* **Given task**
Produce an exact copy of the lines below that run from the line containing "Give me the matplotlib source for this chart." to the line containing "import matplotlib.transforms as mtransforms", inclusive; any picture is omitted.

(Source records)
^^^^

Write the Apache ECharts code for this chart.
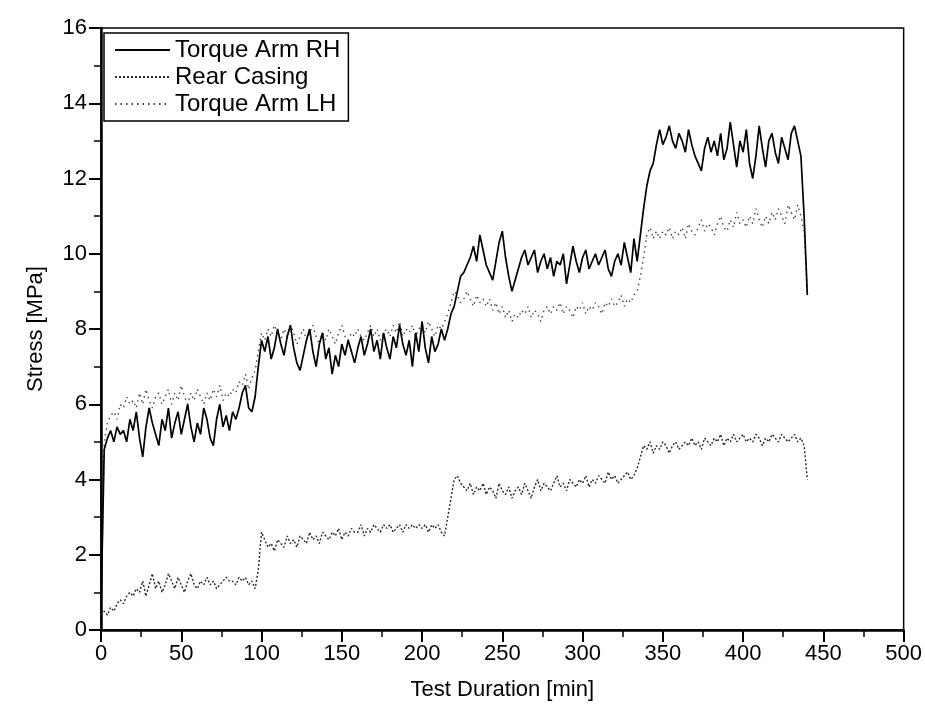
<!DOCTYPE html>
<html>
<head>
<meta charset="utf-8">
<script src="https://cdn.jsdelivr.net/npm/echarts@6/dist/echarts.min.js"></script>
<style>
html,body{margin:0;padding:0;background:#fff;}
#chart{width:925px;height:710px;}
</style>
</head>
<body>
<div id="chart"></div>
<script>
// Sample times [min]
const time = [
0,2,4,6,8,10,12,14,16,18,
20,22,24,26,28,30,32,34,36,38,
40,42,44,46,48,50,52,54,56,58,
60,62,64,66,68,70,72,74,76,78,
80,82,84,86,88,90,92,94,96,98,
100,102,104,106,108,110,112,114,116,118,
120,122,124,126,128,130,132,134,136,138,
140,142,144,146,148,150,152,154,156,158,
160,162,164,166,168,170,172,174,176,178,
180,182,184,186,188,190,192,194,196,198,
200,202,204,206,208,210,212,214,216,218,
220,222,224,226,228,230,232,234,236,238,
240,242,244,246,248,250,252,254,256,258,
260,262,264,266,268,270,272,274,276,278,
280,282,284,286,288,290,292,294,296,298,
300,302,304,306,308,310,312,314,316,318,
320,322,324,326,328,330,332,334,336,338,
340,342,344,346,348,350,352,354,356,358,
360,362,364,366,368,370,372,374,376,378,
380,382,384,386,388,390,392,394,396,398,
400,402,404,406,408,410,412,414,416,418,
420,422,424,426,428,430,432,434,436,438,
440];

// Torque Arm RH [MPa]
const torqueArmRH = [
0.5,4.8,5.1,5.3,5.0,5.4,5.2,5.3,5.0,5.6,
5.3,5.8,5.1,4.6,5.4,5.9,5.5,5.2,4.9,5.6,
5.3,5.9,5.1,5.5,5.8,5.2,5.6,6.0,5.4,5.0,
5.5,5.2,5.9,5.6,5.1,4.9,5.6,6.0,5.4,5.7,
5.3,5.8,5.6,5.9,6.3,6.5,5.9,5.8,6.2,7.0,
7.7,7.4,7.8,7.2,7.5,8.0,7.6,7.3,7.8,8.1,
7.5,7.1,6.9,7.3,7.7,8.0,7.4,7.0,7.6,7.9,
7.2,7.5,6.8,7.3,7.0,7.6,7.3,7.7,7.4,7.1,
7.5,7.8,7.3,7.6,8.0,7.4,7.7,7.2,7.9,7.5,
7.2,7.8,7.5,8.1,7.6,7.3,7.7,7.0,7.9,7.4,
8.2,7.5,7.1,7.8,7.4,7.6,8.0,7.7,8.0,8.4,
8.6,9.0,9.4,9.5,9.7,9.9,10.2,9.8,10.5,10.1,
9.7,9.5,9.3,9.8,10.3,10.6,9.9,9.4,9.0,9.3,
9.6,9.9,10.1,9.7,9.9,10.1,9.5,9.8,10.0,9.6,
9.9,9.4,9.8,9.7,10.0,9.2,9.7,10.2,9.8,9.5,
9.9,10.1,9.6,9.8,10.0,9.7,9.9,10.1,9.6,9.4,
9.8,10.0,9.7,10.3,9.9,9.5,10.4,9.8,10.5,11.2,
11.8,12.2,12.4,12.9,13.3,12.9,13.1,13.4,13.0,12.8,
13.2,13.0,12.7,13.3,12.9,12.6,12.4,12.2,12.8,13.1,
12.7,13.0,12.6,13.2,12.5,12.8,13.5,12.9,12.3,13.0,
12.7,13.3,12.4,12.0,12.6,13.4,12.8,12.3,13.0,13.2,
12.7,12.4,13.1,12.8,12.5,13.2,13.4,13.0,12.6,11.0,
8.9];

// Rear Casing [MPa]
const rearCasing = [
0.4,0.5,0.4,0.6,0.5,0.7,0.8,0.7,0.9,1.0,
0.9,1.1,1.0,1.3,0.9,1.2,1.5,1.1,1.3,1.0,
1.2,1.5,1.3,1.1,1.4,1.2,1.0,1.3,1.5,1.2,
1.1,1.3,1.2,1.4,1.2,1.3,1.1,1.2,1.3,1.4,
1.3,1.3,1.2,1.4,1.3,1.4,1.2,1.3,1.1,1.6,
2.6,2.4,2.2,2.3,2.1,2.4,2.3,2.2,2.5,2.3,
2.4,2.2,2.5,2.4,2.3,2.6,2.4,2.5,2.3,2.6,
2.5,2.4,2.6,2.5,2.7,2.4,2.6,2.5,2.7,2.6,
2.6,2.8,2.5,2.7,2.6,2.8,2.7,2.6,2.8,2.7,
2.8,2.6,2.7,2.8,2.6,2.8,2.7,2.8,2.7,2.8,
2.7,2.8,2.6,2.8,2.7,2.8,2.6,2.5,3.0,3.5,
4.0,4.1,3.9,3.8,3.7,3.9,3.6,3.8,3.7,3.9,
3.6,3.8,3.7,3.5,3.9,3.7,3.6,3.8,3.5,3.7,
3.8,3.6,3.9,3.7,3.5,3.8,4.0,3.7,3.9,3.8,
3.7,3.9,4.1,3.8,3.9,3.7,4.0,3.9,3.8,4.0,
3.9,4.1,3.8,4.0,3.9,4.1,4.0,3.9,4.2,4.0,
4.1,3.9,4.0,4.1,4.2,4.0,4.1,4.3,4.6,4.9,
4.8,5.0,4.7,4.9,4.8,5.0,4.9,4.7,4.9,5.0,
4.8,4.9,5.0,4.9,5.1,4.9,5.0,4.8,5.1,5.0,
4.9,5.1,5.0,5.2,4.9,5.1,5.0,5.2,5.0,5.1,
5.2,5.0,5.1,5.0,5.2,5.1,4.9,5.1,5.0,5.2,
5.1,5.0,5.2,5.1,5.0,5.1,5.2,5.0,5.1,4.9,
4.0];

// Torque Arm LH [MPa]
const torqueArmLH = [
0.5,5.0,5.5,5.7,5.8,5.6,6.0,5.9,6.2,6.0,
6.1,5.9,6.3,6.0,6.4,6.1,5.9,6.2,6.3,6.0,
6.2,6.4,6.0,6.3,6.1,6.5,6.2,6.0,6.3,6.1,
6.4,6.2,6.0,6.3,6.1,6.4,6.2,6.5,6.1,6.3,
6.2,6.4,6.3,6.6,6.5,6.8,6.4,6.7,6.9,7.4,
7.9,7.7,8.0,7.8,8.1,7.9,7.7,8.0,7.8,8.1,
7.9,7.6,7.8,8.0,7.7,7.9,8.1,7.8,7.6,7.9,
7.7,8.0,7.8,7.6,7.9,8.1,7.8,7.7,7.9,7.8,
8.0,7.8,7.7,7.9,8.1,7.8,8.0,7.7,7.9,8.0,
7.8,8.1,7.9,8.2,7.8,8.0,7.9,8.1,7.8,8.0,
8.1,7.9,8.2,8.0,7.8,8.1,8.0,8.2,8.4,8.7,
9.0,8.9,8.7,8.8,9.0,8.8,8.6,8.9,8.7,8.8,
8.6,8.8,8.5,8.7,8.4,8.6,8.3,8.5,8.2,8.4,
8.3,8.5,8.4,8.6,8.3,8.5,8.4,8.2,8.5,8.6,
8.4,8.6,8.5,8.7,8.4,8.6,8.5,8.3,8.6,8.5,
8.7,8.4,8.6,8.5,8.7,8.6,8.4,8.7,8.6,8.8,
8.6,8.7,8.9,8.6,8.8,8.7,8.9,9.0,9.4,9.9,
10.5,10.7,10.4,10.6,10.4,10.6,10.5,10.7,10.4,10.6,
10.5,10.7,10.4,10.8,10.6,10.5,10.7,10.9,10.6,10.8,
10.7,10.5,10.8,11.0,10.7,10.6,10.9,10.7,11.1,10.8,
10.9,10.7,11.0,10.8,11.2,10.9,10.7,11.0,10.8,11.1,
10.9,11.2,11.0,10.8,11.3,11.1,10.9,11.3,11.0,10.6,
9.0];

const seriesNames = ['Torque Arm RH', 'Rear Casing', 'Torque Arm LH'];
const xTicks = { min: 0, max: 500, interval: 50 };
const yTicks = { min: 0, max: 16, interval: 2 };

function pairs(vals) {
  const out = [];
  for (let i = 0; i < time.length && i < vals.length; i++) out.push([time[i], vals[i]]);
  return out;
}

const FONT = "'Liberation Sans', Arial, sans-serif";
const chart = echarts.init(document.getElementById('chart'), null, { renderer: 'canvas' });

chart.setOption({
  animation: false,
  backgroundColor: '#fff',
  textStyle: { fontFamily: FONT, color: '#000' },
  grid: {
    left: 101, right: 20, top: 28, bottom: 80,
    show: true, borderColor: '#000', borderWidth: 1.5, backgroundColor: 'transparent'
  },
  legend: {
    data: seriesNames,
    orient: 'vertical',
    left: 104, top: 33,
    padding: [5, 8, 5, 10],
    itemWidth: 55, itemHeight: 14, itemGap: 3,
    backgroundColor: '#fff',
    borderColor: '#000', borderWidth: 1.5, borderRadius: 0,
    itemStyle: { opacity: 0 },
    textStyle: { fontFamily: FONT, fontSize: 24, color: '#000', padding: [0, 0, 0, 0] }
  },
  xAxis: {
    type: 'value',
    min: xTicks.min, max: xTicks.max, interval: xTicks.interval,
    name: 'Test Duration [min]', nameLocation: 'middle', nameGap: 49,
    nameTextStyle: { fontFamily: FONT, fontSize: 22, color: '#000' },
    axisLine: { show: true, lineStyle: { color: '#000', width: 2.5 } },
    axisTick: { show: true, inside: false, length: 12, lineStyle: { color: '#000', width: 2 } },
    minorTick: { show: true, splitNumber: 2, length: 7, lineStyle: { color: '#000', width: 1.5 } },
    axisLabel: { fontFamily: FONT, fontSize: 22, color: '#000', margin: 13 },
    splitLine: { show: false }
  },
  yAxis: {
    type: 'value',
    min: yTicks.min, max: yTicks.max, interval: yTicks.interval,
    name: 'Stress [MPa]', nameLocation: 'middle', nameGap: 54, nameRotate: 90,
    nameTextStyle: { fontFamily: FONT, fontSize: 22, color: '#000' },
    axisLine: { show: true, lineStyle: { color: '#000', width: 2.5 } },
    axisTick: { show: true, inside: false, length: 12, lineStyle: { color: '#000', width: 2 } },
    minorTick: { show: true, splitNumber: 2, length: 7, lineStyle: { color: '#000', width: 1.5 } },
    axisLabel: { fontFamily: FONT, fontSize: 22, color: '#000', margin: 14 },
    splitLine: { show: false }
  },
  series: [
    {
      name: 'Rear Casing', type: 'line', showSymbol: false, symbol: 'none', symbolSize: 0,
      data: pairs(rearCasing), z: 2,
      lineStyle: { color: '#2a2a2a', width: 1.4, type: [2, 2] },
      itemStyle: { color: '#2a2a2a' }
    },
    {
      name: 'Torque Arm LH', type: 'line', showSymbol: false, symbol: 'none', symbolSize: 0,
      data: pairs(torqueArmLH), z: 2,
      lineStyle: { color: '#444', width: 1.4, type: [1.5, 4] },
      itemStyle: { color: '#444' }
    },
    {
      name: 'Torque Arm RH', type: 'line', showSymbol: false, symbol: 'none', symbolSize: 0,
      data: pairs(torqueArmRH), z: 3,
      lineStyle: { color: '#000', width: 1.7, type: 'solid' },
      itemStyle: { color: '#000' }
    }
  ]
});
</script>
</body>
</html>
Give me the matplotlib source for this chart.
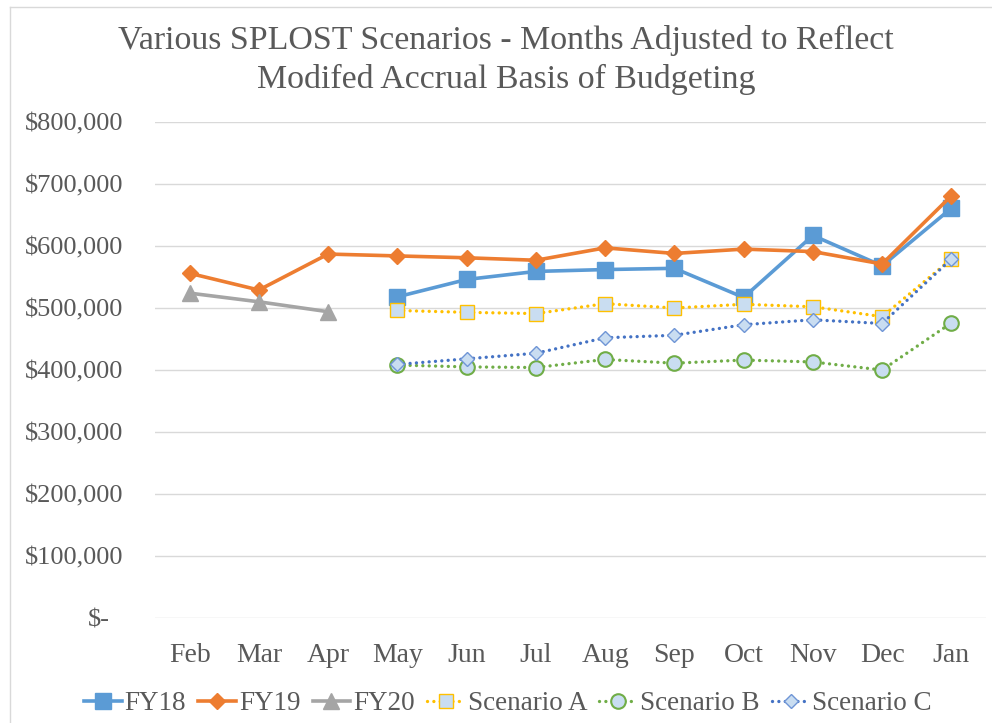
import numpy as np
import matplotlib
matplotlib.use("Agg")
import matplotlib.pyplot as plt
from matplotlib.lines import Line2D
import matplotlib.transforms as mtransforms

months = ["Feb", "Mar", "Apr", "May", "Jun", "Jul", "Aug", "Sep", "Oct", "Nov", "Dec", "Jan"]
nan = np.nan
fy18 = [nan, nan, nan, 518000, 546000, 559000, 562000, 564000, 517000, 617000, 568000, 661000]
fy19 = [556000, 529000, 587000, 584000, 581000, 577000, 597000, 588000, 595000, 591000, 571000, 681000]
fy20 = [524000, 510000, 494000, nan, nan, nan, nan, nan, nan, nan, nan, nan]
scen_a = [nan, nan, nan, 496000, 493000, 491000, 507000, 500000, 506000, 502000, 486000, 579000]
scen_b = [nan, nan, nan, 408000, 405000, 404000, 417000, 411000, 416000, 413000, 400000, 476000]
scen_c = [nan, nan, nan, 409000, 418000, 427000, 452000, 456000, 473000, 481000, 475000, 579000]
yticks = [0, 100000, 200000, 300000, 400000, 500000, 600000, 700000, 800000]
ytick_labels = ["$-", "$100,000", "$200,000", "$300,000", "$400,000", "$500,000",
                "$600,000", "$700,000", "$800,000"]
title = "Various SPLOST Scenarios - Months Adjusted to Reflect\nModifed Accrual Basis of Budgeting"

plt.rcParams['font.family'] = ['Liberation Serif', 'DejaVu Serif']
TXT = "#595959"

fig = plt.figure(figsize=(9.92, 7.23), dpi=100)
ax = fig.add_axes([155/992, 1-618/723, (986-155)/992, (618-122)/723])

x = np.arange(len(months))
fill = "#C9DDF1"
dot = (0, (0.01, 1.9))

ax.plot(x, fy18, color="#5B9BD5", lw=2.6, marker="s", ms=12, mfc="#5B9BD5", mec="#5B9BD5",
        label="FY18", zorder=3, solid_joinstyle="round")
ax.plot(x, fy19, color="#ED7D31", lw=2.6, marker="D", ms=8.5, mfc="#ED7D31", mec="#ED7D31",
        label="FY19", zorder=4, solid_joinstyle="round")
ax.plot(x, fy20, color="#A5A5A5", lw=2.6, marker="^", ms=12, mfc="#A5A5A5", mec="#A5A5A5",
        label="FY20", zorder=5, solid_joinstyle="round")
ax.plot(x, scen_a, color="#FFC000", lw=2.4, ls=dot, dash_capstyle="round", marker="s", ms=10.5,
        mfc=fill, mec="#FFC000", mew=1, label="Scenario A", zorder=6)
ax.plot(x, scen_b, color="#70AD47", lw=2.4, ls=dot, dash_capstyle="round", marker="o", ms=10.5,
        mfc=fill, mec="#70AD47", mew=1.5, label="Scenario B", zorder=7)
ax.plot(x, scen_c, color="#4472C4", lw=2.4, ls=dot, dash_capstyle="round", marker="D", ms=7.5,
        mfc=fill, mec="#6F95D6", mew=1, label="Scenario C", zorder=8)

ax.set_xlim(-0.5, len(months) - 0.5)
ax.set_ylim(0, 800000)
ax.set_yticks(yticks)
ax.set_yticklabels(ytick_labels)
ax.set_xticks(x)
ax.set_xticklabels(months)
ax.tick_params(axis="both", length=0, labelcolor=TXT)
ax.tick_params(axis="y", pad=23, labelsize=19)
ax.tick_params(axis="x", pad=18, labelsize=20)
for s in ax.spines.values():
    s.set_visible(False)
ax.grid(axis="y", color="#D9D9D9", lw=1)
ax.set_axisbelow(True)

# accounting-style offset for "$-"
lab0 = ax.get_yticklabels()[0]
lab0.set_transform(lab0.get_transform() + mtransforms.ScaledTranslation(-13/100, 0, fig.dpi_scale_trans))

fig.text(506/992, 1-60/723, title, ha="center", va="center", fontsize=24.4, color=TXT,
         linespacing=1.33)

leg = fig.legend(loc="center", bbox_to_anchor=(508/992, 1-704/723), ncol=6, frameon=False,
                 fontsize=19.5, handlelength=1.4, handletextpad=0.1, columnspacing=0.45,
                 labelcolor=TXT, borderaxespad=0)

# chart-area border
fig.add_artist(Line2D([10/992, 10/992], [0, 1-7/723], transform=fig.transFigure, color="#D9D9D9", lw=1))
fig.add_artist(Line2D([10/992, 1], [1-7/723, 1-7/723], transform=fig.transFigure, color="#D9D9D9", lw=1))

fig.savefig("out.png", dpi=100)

^^^^

* **Answer for this exercise**
Give me the matplotlib source for this chart.
import numpy as np
import matplotlib
matplotlib.use("Agg")
import matplotlib.pyplot as plt
from matplotlib.lines import Line2D
import matplotlib.transforms as mtransforms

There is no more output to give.